The piercing operation is facilitated by providing a novel structure within the sealing wall 160. In the embodiment illustrated in FIGS. 15-17, the sealing wall 160 defines a pair of guide surfaces 161. The guide surfaces 161 each have a generally planar configuration, and the guide surfaces 161 meet to define a generally V-shaped concave recess having a vertex along which the pierceable membrane is defined. Thus, as the piercing instrument is moved against the end wall 160 in the region of the groove defined by the guide surfaces 161, the tip of the piercing instrument will slide along one or the other of the guide surfaces 161 to the vertex or bottom of the configuration and be guided against the pierceable membrane. In a presently contemplated embodiment, the included angle between the two converging surfaces 161 is between about 20° and about 60°.
A third embodiment of a container 210 is illustrated in FIGS. 18-20 and is similar to the second embodiment of the container 110 described above with reference to FIGS. 15-17. In the third embodiment, a boss 240 is provided with an orientation wall 264 extending across the top of a sealing wall 260. The peripheral margins of the wall 264 can function in the same manner as the lugs 64 on the first embodiment of the container 10 described above with reference to FIGS. 1-14. Thus, the orientation wall 264 functions to orient a cap, such as the first embodiment cap 12 described above with reference to FIGS. 1-14.
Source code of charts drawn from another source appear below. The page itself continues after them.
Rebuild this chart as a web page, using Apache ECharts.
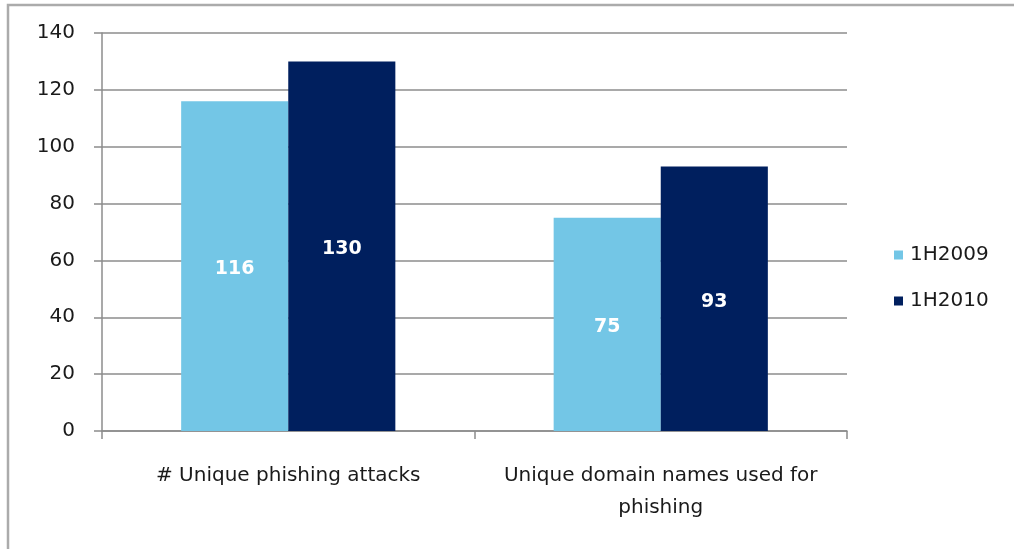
<!DOCTYPE html>
<html>
<head>
<meta charset="utf-8">
<script src="https://cdn.jsdelivr.net/npm/echarts@6/dist/echarts.min.js"></script>
<style>
  html, body { margin: 0; padding: 0; background: #fff; }
  #chart { width: 1014px; height: 549px; }
</style>
</head>
<body>
<div id="chart"></div>
<script>
// Phishing activity, first half of 2009 vs first half of 2010
const categories = ['# Unique phishing attacks', 'Unique domain names used for\nphishing'];
const seriesNames = ['1H2009', '1H2010'];
const values2009 = [116, 75];
const values2010 = [130, 93];
const colors = ['#73C6E6', '#001F5E'];

const FONT = 'DejaVu Sans';

const chart = echarts.init(document.getElementById('chart'), null, { renderer: 'canvas' });

const valueLabel = {
  show: true, position: 'inside', offset: [0, 3],
  color: '#ffffff', fontWeight: 'bold', fontSize: 19, fontFamily: FONT
};

chart.setOption({
  animation: false,
  backgroundColor: '#ffffff',
  textStyle: { fontFamily: FONT },
  graphic: [{
    type: 'polyline',
    shape: { points: [[8, 560], [8, 5], [1030, 5]] },
    style: { stroke: '#ababab', lineWidth: 2.5, fill: null },
    silent: true
  }],
  grid: { left: 102, right: 167, top: 33, bottom: 118 },
  legend: {
    orient: 'vertical',
    left: 889,
    top: 240,
    itemWidth: 9,
    itemHeight: 9,
    itemGap: 26,
    icon: 'rect',
    textStyle: { fontFamily: FONT, fontSize: 20, color: '#1a1a1a', padding: [0, 0, 0, 2] },
    data: seriesNames
  },
  xAxis: {
    type: 'category',
    data: categories,
    axisLine: { lineStyle: { color: '#8c8c8c', width: 1.5 } },
    axisTick: { show: true, length: 8, lineStyle: { color: '#8c8c8c', width: 1.5 } },
    axisLabel: {
      fontFamily: FONT, fontSize: 20, color: '#1a1a1a',
      margin: 29, lineHeight: 32, interval: 0, align: 'center'
    }
  },
  yAxis: {
    type: 'value',
    min: 0,
    max: 140,
    interval: 20,
    axisLine: { show: true, lineStyle: { color: '#8c8c8c', width: 1.5 } },
    axisTick: { show: true, length: 8, lineStyle: { color: '#8c8c8c', width: 1.5 } },
    splitLine: { lineStyle: { color: '#8c8c8c', width: 1.5 } },
    axisLabel: { fontFamily: FONT, fontSize: 20, color: '#1a1a1a', margin: 27, padding: [3, 0, 0, 0] }
  },
  series: [
    {
      name: seriesNames[0],
      type: 'bar',
      data: values2009,
      barGap: '0%',
      barCategoryGap: '42.5%',
      itemStyle: { color: colors[0] },
      label: valueLabel
    },
    {
      name: seriesNames[1],
      type: 'bar',
      data: values2010,
      barGap: '0%',
      barCategoryGap: '42.5%',
      itemStyle: { color: colors[1] },
      label: valueLabel
    }
  ]
});
</script>
</body>
</html>
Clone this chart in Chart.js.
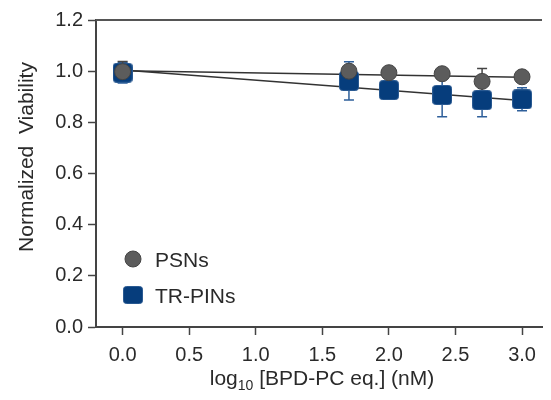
<!DOCTYPE html>
<html>
<head>
<meta charset="utf-8">
<script src="https://cdn.jsdelivr.net/npm/chart.js@4.4.1/dist/chart.umd.min.js"></script>
<style>
  html, body { margin: 0; padding: 0; background: #fff; }
  #wrap { width: 551px; height: 400px; }
</style>
</head>
<body>
<div id="wrap"><canvas id="myChart" width="551" height="400"></canvas></div>
<script>
// log10 concentration
const doses = [0, 1.7, 2.0, 2.4, 2.7, 3.0]
const psnViability = [0.998, 1.0, 0.994, 0.99, 0.96, 0.978]
const psnError = [0.04, 0.02, 0.01, 0.01, 0.05, 0.01]
const trpinViability = [0.994, 0.962, 0.926, 0.907, 0.887, 0.89]
const trpinError = [0.04, 0.075, 0.02, 0.085, 0.065, 0.045]
// fitted lines, value at first and last dose
const psnFit = [1.002, 0.976]
const trpinFit = [1.005, 0.885]
const xTicks = [0, 0.5, 1, 1.5, 2, 2.5, 3]
const yTicks = [0, 0.2, 0.4, 0.6, 0.8, 1.0, 1.2]

const FONT = '"Liberation Sans", Arial, sans-serif'
const ink = '#2a2a2a'
const blue = '#063d7c'
const grey = '#5c5c5c'

// rounded blue square marker
function squareMarker(size) {
  const c = document.createElement('canvas')
  c.width = size
  c.height = size
  const g = c.getContext('2d')
  g.fillStyle = blue
  g.strokeStyle = '#2a5a92'
  g.lineWidth = 1
  g.beginPath()
  g.roundRect(0.5, 0.5, size - 1, size - 1, 3)
  g.fill()
  g.stroke()
  return c
}
const square = squareMarker(20)

const toPoints = (ys) => doses.map((x, i) => ({ x, y: ys[i] }))
const fitPoints = (f) => [{ x: doses[0], y: f[0] }, { x: doses[doses.length - 1], y: f[1] }]

const errorBars = {
  id: 'errorBars',
  beforeDatasetsDraw: chart => {
    const { ctx, scales: { x, y } } = chart
    const sets = [
      { vals: trpinViability, errs: trpinError, color: '#2e5f9a' },
      { vals: psnViability, errs: psnError, color: '#444' },
    ]
    ctx.save()
    ctx.lineWidth = 1.5
    for (const s of sets) {
      ctx.strokeStyle = s.color
      doses.forEach((d, i) => {
        const px = x.getPixelForValue(d)
        const top = y.getPixelForValue(s.vals[i] + s.errs[i])
        const bot = y.getPixelForValue(s.vals[i] - s.errs[i])
        ctx.beginPath()
        ctx.moveTo(px, top)
        ctx.lineTo(px, bot)
        ctx.moveTo(px - 5, top)
        ctx.lineTo(px + 5, top)
        ctx.moveTo(px - 5, bot)
        ctx.lineTo(px + 5, bot)
        ctx.stroke()
      })
    }
    ctx.restore()
  },
}

// top frame line, axis titles (with subscript) and legend
const frame = {
  id: 'frame',
  afterDraw: chart => {
    const { ctx, chartArea } = chart
    ctx.save()
    ctx.strokeStyle = '#555'
    ctx.lineWidth = 2
    ctx.beginPath()
    ctx.moveTo(chartArea.left, chartArea.top)
    ctx.lineTo(chartArea.right, chartArea.top)
    ctx.stroke()

    ctx.fillStyle = ink
    ctx.textBaseline = 'alphabetic'

    // x title
    ctx.font = '21px ' + FONT
    const a = 'log'
    const b = '10'
    const c = ' [BPD-PC eq.] (nM)'
    const wa = ctx.measureText(a).width
    ctx.font = '14px ' + FONT
    const wb = ctx.measureText(b).width
    ctx.font = '21px ' + FONT
    const wc = ctx.measureText(c).width
    let tx = (chartArea.left + chartArea.right) / 2 - (wa + wb + wc) / 2 + 3
    ctx.textAlign = 'left'
    ctx.fillText(a, tx, 385)
    ctx.font = '14px ' + FONT
    ctx.fillText(b, tx + wa, 390)
    ctx.font = '21px ' + FONT
    ctx.fillText(c, tx + wa + wb, 385)

    // y title
    ctx.save()
    ctx.translate(33, 157)
    ctx.rotate(-Math.PI / 2)
    ctx.textAlign = 'center'
    ctx.fillText('Normalized  Viability', 0, 0)
    ctx.restore()

    // legend, bottom left inside the plot
    const lx = chartArea.left + 37
    ctx.beginPath()
    ctx.arc(lx, 259, 8, 0, Math.PI * 2)
    ctx.fillStyle = grey
    ctx.fill()
    ctx.strokeStyle = '#444'
    ctx.lineWidth = 1
    ctx.stroke()
    ctx.drawImage(square, lx - 10, 295 - 9, 20, 18)
    ctx.fillStyle = ink
    ctx.textAlign = 'left'
    ctx.fillText('PSNs', lx + 22, 267)
    ctx.fillText('TR-PINs', lx + 22, 303)
    ctx.restore()
  },
}

const options = {
  animation: false,
  responsive: false,
  layout: { padding: { top: 20, right: 0, left: 0, bottom: 0 } },
  plugins: {
    legend: { display: false },
    tooltip: { enabled: false },
  },
  scales: {
    x: {
      type: 'linear',
      min: -0.2,
      max: 3.15,
      afterBuildTicks: scale => { scale.ticks = xTicks.map(value => ({ value })) },
      afterFit: scale => { scale.height = 73 },
      border: { color: '#444', width: 2 },
      grid: { drawOnChartArea: false, drawTicks: true, tickLength: 8, tickColor: '#444', tickWidth: 1.5 },
      ticks: {
        color: ink,
        padding: 8,
        font: { family: FONT, size: 20 },
        callback: v => v.toFixed(1),
      },
    },
    y: {
      min: 0,
      max: 1.2,
      afterBuildTicks: scale => { scale.ticks = yTicks.map(value => ({ value })) },
      afterFit: scale => { scale.width = 96 },
      border: { color: '#444', width: 2 },
      grid: { drawOnChartArea: false, drawTicks: true, tickLength: 8, tickColor: '#444', tickWidth: 1.5 },
      ticks: {
        color: ink,
        padding: 5,
        font: { family: FONT, size: 20 },
        callback: v => v.toFixed(1),
      },
    },
  },
}

const data = {
  datasets: [
    {
      label: 'PSNs',
      data: toPoints(psnViability),
      pointStyle: 'circle',
      pointRadius: 8,
      backgroundColor: grey,
      borderColor: '#444',
      borderWidth: 1,
      order: 0,
    },
    {
      label: 'TR-PINs',
      data: toPoints(trpinViability),
      pointStyle: square,
      order: 1,
    },
    {
      label: 'PSNs fit',
      data: fitPoints(psnFit),
      showLine: true,
      pointRadius: 0,
      borderColor: '#333',
      borderWidth: 1.5,
      order: 2,
    },
    {
      label: 'TR-PINs fit',
      data: fitPoints(trpinFit),
      showLine: true,
      pointRadius: 0,
      borderColor: '#333',
      borderWidth: 1.5,
      order: 3,
    },
  ],
}

const myChart = new Chart(document.getElementById('myChart'), {
  type: 'scatter',
  data,
  plugins: [errorBars, frame],
  options,
})
</script>
</body>
</html>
The sealing wall 260, on one side of the orientation wall 264, defines three guide surfaces for accommodating the penetration of a piercing instrument. Two planar guide surfaces 261 define a generally V-shaped concave recess which is open at one end to the peripheral edge of the boss 240 and which is closed at the other end by a generally planar, slanted guide wall 263. The tip of a piercing instrument will be guided by one of the three guide surfaces as it is moved into engagement with the sealing wall 260 so as to facilitate penetration of the membrane defined at the junction of the two walls 261.
Although the illustrated embodiments of the container (10, 110, and 210) are adapted to carry a cap (e.g., cap 12 illustrated in FIGS. 1-14) as part of a dispensing package or system, it will be appreciated that a cap need not be employed in all applications. If it is desired to merely provide a hermetically sealed container that can be drained by puncturing the container and that does not require a reseal capability upon removal of the puncturing instrument, then the cap can be omitted.
The container and package of the present invention can be used in a variety of applications in a number of different ways. The package can be provided in a variety of specific configurations for accommodating particular uses, different piercing instruments, etc.
The package of the present invention is especially suitable for use in dispensing liquids or other substances to a patient. The improved package of the present invention can be readily fabricated in a self-contained configuration by relatively inexpensive, but sterile processes.
It will be readily apparent from the foregoing detailed description of the invention and the illustrated embodiments thereof that numerous other variations and modifications may be effected without departing from the true spirit and scope of the novel concepts or principles of this invention.